Even grief can be mansplained…

TLDR: I meet an American middle aged man this summer in Turkey who obnoxiously mansplains grief to me (this story is 6 months old, I have some material saved up).

After my father passed this summer, we went to Istanbul, aka my favorite place in this whole world. We stayed in this tiny hotel, which was clean, modest and had the nicest staff. I had developed a very strange friendship with Mustapha, jack and master of all trades, notably, concierge, barman and storyteller. The was a huge language barrier which meant that our conversations were limited to him saying “Salmaaaaaa !!!!” and me “Mustaphaaaaaa!!!” And then he would show me photos of his children. He would tell me anecdotes in Turkish which I believe involved getting drunk, dancing and something to do with electronic vehicles.

He took it upon himself to teach me Turkish and his pedagogical methods were interesting: he would line up bottles of Tuborg, Turkish beer, when my husband and I would have a drink on the rooftop. Tuborg beers had caps of different colors so he would teach me different colors in Turkish. Often there would be overlaps with Egyptian Arabic, notably the color pink. I would pronounce it “Bamba” and Mustapha would look at me like an exasperated ottoman pasha and say “Yok bamba ! PEMBA ! PEMBA”, probably appalled by my Egyptian pronunciation.

In the morning we would chat with other guests and it was nice, many people had come for hair transplants and we would discuss their procedure and their stay.

One day we met a middle aged American man. He was awake very early and basically told us how he was extremely rich and had retired at 45 and was traveling the globe ever since. He went on to tell us all he knew about Istanbul, he claimed to know the place very well though he couldn’t even name the neighborhood we were in (he said it was his 7th stay).
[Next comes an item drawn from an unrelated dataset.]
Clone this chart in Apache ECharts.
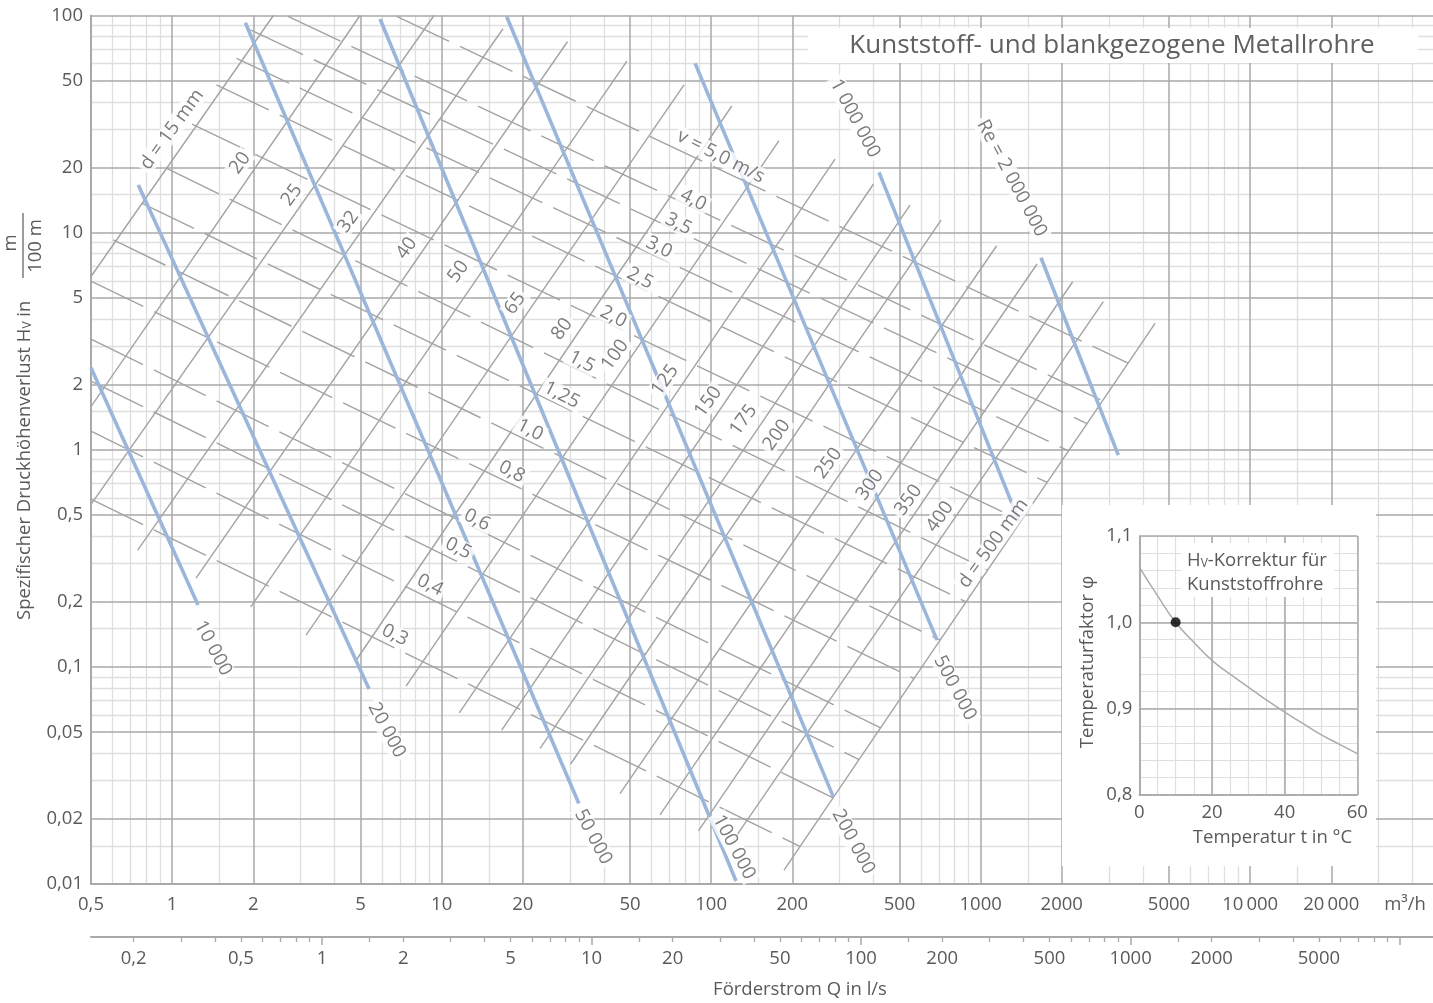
<!DOCTYPE html>
<html>
<head>
<meta charset="utf-8">
<script src="https://cdn.jsdelivr.net/npm/echarts@6.0.0/dist/echarts.min.js"></script>
<style>
html,body{margin:0;padding:0;background:#ffffff;}
#chart{width:1433px;height:1003px;}
</style>
</head>
<body>
<div id="chart"></div>
<script>
// ================= DATA =================
// axis tick values
const qTickLabels = [0.5,1,2,5,10,20,50,100,200,500,1000,2000,5000,10000,20000];
const qMinorGrid  = [0.6,0.7,0.8,0.9,1.5,3,4,6,7,8,9,15,30,40,60,70,80,90,150,300,400,600,700,800,900,1500,3000,4000,6000,7000,8000,9000,15000,30000,40000];
const hTickLabels = [0.01,0.02,0.05,0.1,0.2,0.5,1,2,5,10,20,50,100];
const hMinorGrid  = [0.015,0.03,0.04,0.06,0.07,0.08,0.09,0.15,0.3,0.4,0.6,0.7,0.8,0.9,1.5,3,4,6,7,8,9,15,30,40,60,70,80,90];
const lsTickLabels = [0.2,0.5,1,2,5,10,20,50,100,200,500,1000,2000,5000];
const lsMinorTicks = [0.2,0.3,0.4,0.5,0.6,0.7,0.8,0.9,1.5,2,3,4,5,6,7,8,9,15,20,30,40,50,60,70,80,90,150,200,300,400,500,600,700,800,900,1500,2000,3000,4000,5000,6000,7000,8000,9000];
const lsMajorTicks = [1,10,100,1000,10000];

// pipe diameter lines: [[Q start m3/h, Hv start], [Q end, Hv end]]
const diameterNames = ['d = 15 mm','20','25','32','40','50','65','80','100','125','150','175','200','250','300','350','400','d = 500 mm'];
const diameterLines = [
  [[0.5,6.28],[2.375,100]],
  [[0.5,1.58],[4.98,100]],
  [[0.5,0.56],[9.37,100]],
  [[0.745,0.345],[16.9,86.9]],
  [[1.227,0.2565],[29.3,75.7]],
  [[1.957,0.189],[48.7,61.7]],
  [[3.14,0.140],[79.3,47.9]],
  [[4.81,0.107],[119.3,38.3]],
  [[7.38,0.0816],[178.6,26.5]],
  [[11.63,0.0614],[288.3,21.8]],
  [[16.71,0.0511],[399.9,16.7]],
  [[23.2,0.0421],[547,13.4]],
  [[30.1,0.0357],[713,11.43]],
  [[45.9,0.0261],[1147,8.70]],
  [[64.6,0.0208],[1619,7.17]],
  [[89.7,0.01758],[2196,5.94]],
  [[117.5,0.0151],[2853,4.81]],
  [[186.4,0.01159],[4438,3.82]]
];

// flow velocity lines (dashed)
const velocityNames = ['0,3','0,4','0,5','0,6','0,8','1,0','1,25','1,5','2,0','2,5','3,0','3,5','4,0','v = 5,0 m/s'];
const velocityLines = [
  [[0.5,0.593],[213.7,0.01489]],
  [[0.5,1.219],[283.5,0.0249]],
  [[0.5,2.072],[353.9,0.0374]],
  [[0.5,3.235],[425.3,0.0524]],
  [[0.5,5.98],[566.1,0.0884]],
  [[0.605,9.25],[706.9,0.1327]],
  [[0.771,13.69],[882.9,0.1992]],
  [[0.955,19.78],[1061,0.2789]],
  [[1.185,31.6],[1412,0.471]],
  [[1.461,47.9],[1764,0.707]],
  [[1.734,63.5],[2120,0.989]],
  [[1.954,85.8],[2482,1.320]],
  [[2.692,99],[2834,1.684]],
  [[6.815,99],[3524,2.508]]
];

// Reynolds number lines (blue)
const reynoldsNames = ['10 000','20 000','50 000','100 000','200 000','500 000','1 000 000','Re = 2 000 000'];
const reynoldsLines = [
  [[0.5,2.387],[1.248,0.1926]],
  [[0.749,16.57],[5.38,0.0790]],
  [[1.869,92.6],[32.3,0.0235]],
  [[5.91,96.4],[123.7,0.01032]],
  [[17.44,98.7],[284.1,0.0252]],
  [[87.2,60.2],[689,0.1328]],
  [[419.7,18.95],[1388,0.4694]],
  [[1675,7.66],[3243,0.945]]
];

// where the line labels sit (Q, Hv)
const diameterLabelAt = [[0.999,29.9],[1.786,20.9],[2.779,14.9],[4.507,11.22],[7.42,8.47],[11.53,6.61],[18.73,4.72],[27.97,3.60],[44.0,2.731],[67.4,2.094],[97.6,1.664],[131.7,1.370],[175.1,1.169],[272.2,0.866],[388.6,0.688],[539.2,0.5865],[707,0.491],[1114,0.3706]];
const velocityLabelAt = [[6.71,0.140],[9.06,0.238],[11.53,0.3514],[13.53,0.4745],[18.2,0.792],[21.3,1.232],[27.9,1.786],[33.1,2.543],[43.4,4.10],[54.5,6.16],[64.1,8.55],[75.6,10.95],[85.9,14.13],[108.6,22.37]];
const reynoldsLabelAt = [[1.418,0.122],[6.26,0.0511],[36.5,0.0165],[121.6,0.01479],[337,0.01565],[803.5,0.0799],[342,33.6],[1304,17.79]];

// inset: temperature correction factor
const tempC = [0,5,10,15,20,25,30,35,40,45,50,55,60];
const phiFactor = [1.064,1.031,1.000,0.977,0.956,0.940,0.925,0.910,0.896,0.883,0.870,0.859,0.848];
const refPoint = [10,1.0];

// ================= STYLE =================
const FONT = 'Open Sans';
const TXT = '#5a5a5a';
const MAJ = '#a9a9a9';
const MINC = '#dfdfdf';
const LGRAY = '#a3a3a3';
const BLUE = '#9cb6da';
const QMIN = 0.5, QMAX = 47700;

function deNum(v){
  if (v >= 10000) { const s = String(v); return s.slice(0, s.length-3) + '\u2009' + s.slice(-3); }
  return String(v).replace('.', ',');
}

const chart = echarts.init(document.getElementById('chart'), null, {renderer:'canvas', width:1433, height:1003});

const series = [];
diameterLines.forEach((ln,i)=>series.push({
  type:'line', name:'d'+i, xAxisIndex:0, yAxisIndex:0, data:ln, symbol:'none', silent:true, z:2,
  lineStyle:{color:LGRAY, width:1.4}
}));
velocityLines.forEach((ln,i)=>series.push({
  type:'line', name:'v'+i, xAxisIndex:0, yAxisIndex:0, data:ln, symbol:'none', silent:true, z:2,
  lineStyle:{color:LGRAY, width:1.4, type:[58,12]}
}));
reynoldsLines.forEach((ln,i)=>series.push({
  type:'line', name:'re'+i, xAxisIndex:0, yAxisIndex:0, data:ln, symbol:'none', silent:true, z:3,
  lineStyle:{color:BLUE, width:3.6}
}));

const labelItems = [];
diameterLabelAt.forEach((p,i)=>labelItems.push({value:p, label:{formatter:diameterNames[i], rotate:54}}));
velocityLabelAt.forEach((p,i)=>labelItems.push({value:p, label:{formatter:velocityNames[i], rotate:-27}}));
reynoldsLabelAt.forEach((p,i)=>labelItems.push({value:p, label:{formatter:reynoldsNames[i], rotate:-62}}));
series.push({
  type:'scatter', name:'labels', xAxisIndex:0, yAxisIndex:0, data:labelItems, symbolSize:0, silent:true, z:10,
  itemStyle:{color:'rgba(0,0,0,0)'},
  label:{show:true, position:'inside', color:TXT, fontSize:19, fontFamily:FONT, backgroundColor:'#ffffff', padding:[0,3], align:'center', verticalAlign:'middle'}
});

// inset series
series.push({
  type:'line', name:'phi', xAxisIndex:4, yAxisIndex:3, data:tempC.map((t,i)=>[t,phiFactor[i]]),
  symbol:'none', smooth:true, silent:true, z:8, lineStyle:{color:'#ababab', width:1.5}
});
series.push({
  type:'scatter', name:'ref', xAxisIndex:4, yAxisIndex:3, data:[refPoint], symbolSize:10, silent:true, z:9,
  itemStyle:{color:'#000'}
});

const axisLabelStyle = {color:TXT, fontSize:18.5, fontFamily:FONT};

const option = {
  animation:false,
  backgroundColor:'#ffffff',
  grid:[
    {left:91, top:15.5, width:1342, height:868.5},
    {left:91, top:936, width:1342, height:1},
    {left:1139.3, top:536, width:218, height:259}
  ],
  xAxis:[
    {gridIndex:0, type:'log', position:'bottom', min:QMIN, max:QMAX, z:1,
     axisLine:{show:true, onZero:false, lineStyle:{color:MAJ, width:2}},
     axisTick:{show:false, customValues:qTickLabels},
     axisLabel:Object.assign({customValues:qTickLabels, margin:11, formatter:v=>deNum(v)}, axisLabelStyle),
     splitLine:{show:true, lineStyle:{color:MAJ, width:1.5}}},
    {gridIndex:0, type:'log', position:'bottom', min:QMIN, max:QMAX, z:0,
     axisLine:{show:false}, axisLabel:{show:false},
     axisTick:{show:false, customValues:qMinorGrid},
     splitLine:{show:true, lineStyle:{color:MINC, width:1.3}}},
    {gridIndex:1, type:'log', position:'bottom', min:QMIN/3.6, max:QMAX/3.6,
     axisLine:{show:true, onZero:false, lineStyle:{color:MAJ, width:2}},
     axisTick:{show:true, customValues:lsMinorTicks, length:5, lineStyle:{color:MAJ, width:1.3}},
     axisLabel:Object.assign({customValues:lsTickLabels, margin:12, formatter:v=>deNum(v)}, axisLabelStyle),
     splitLine:{show:false}},
    {gridIndex:1, type:'log', position:'bottom', min:QMIN/3.6, max:QMAX/3.6,
     axisLine:{show:false}, axisLabel:{show:false},
     axisTick:{show:true, customValues:lsMajorTicks, length:8, lineStyle:{color:MAJ, width:1.5}},
     splitLine:{show:false}},
    {gridIndex:2, type:'value', position:'bottom', min:0, max:60, interval:20, z:7,
     axisLine:{show:true, lineStyle:{color:MAJ, width:1.5}}, axisTick:{show:false},
     axisLabel:Object.assign({margin:8}, axisLabelStyle),
     splitLine:{show:true, lineStyle:{color:MAJ, width:1.5}}},
    {gridIndex:2, type:'value', position:'bottom', min:0, max:60, interval:5, z:6,
     axisLine:{show:false}, axisTick:{show:false}, axisLabel:{show:false},
     splitLine:{show:true, lineStyle:{color:MINC, width:1.2}}}
  ],
  yAxis:[
    {gridIndex:0, type:'log', position:'left', min:0.01, max:100, z:1,
     axisLine:{show:true, onZero:false, lineStyle:{color:MAJ, width:2}},
     axisTick:{show:false, customValues:hTickLabels},
     axisLabel:Object.assign({customValues:hTickLabels, margin:8, formatter:v=>deNum(v)}, axisLabelStyle),
     splitLine:{show:true, lineStyle:{color:MAJ, width:1.5}}},
    {gridIndex:0, type:'log', position:'left', min:0.01, max:100, z:0,
     axisLine:{show:false}, axisLabel:{show:false},
     axisTick:{show:false, customValues:hMinorGrid},
     splitLine:{show:true, lineStyle:{color:MINC, width:1.3}}},
    {gridIndex:1, type:'value', show:false},
    {gridIndex:2, type:'value', position:'left', min:0.8, max:1.1, interval:0.1, z:7,
     axisLine:{show:true, lineStyle:{color:MAJ, width:1.5}}, axisTick:{show:false},
     axisLabel:Object.assign({margin:7, formatter:v=>v.toFixed(1).replace('.',',')}, axisLabelStyle),
     splitLine:{show:true, lineStyle:{color:MAJ, width:1.5}}},
    {gridIndex:2, type:'value', position:'left', min:0.8, max:1.1, interval:0.02, z:6,
     axisLine:{show:false}, axisTick:{show:false}, axisLabel:{show:false},
     splitLine:{show:true, lineStyle:{color:MINC, width:1.2}}}
  ],
  graphic:[
    // title box
    {type:'rect', z:5, shape:{x:808, y:28, width:610, height:35}, style:{fill:'#ffffff'}},
    {type:'text', z:6, x:1112, y:46, style:{text:'Kunststoff- und blankgezogene Metallrohre', fontSize:26, fontFamily:FONT, fill:'#606060', align:'center', verticalAlign:'middle'}},
    // y axis title
    {type:'group', x:22, y:620, rotation:Math.PI/2, children:[
      {type:'text', x:0, y:0, style:{text:'{a|Spezifischer Druckhöhenverlust H}{s|V}{a| in}', fill:TXT, fontFamily:FONT, align:'left', verticalAlign:'middle',
        rich:{a:{fontSize:18.5, fontFamily:FONT, fill:TXT, lineHeight:24, verticalAlign:'bottom'}, s:{fontSize:12, fontFamily:FONT, fill:TXT, lineHeight:12, verticalAlign:'bottom'}}}},
      {type:'text', x:377, y:-11, style:{text:'m', fontSize:18.5, fontFamily:FONT, fill:TXT, align:'center', verticalAlign:'middle'}},
      {type:'line', shape:{x1:342, y1:1, x2:407, y2:1}, style:{stroke:TXT, lineWidth:1.2}},
      {type:'text', x:374, y:13.5, style:{text:'100 m', fontSize:18.5, fontFamily:FONT, fill:TXT, align:'center', verticalAlign:'middle'}}
    ]},
    // unit and l/s axis title
    {type:'text', x:1405, y:905, style:{text:'m³/h', fontSize:18.5, fontFamily:FONT, fill:TXT, align:'center', verticalAlign:'middle'}},
    {type:'text', x:800, y:990, style:{text:'Förderstrom Q in l/s', fontSize:18.5, fontFamily:FONT, fill:TXT, align:'center', verticalAlign:'middle'}},
    // inset panel
    {type:'rect', z:5, shape:{x:1062, y:505, width:314, height:361}, style:{fill:'#ffffff'}},
    {type:'text', z:8, x:1272.5, y:838, style:{text:'Temperatur t in °C', fontSize:18.5, fontFamily:FONT, fill:TXT, align:'center', verticalAlign:'middle'}},
    {type:'text', z:8, x:1088, y:662, rotation:Math.PI/2, style:{text:'Temperaturfaktor φ', fontSize:18.5, fontFamily:FONT, fill:TXT, align:'center', verticalAlign:'middle'}},
    {type:'rect', z:8, shape:{x:1181, y:543, width:153, height:54}, style:{fill:'#ffffff'}},
    {type:'text', z:9, x:1187, y:558, style:{text:'{a|H}{s|V}{a|-Korrektur für}', fill:TXT, fontFamily:FONT, align:'left', verticalAlign:'middle',
      rich:{a:{fontSize:18.5, fontFamily:FONT, fill:TXT, lineHeight:24, verticalAlign:'bottom'}, s:{fontSize:12, fontFamily:FONT, fill:TXT, lineHeight:12, verticalAlign:'bottom'}}}},
    {type:'text', z:9, x:1187, y:585, style:{text:'Kunststoffrohre', fontSize:18.5, fontFamily:FONT, fill:TXT, align:'left', verticalAlign:'middle'}}
  ],
  series:series
};
chart.setOption(option);
</script>
</body>
</html>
Anyways when he found out I’d last my father the previous month, he told me “you know what will happen ? Something will happen in your life and you will want to tell him about it but then you will remember he is dead!” He said that as if he were revealing a little known truth about the universe. As if this were invaluable knowledge, not a common human experience you sort of gather in the 48 hours after your parents die. I mean I wanted to call my father and tell him who came to his funeral and have good gossip about it. I didn’t need that trite observation from a garden variety idiot.

He then said “you will get a big promotion now, life will take a better turn, you’ll make a shit ton of money, that also happens after parents die. You win and you win big”! I decided to have coffee and get up, he followed me. I dropped my spoon and as I was going to pick it up, he kicked it under a table saying: “looks like you need another one”. He snapped his fingers at Mustapha saying “pick it up, sorry buddy”. I was irate of course and picked it up myself.

I avoided breakfast for my last day at the hotel and continued to try to learn Turkish from beer bottles, wondering what would my father think of the idiot I met on the roof.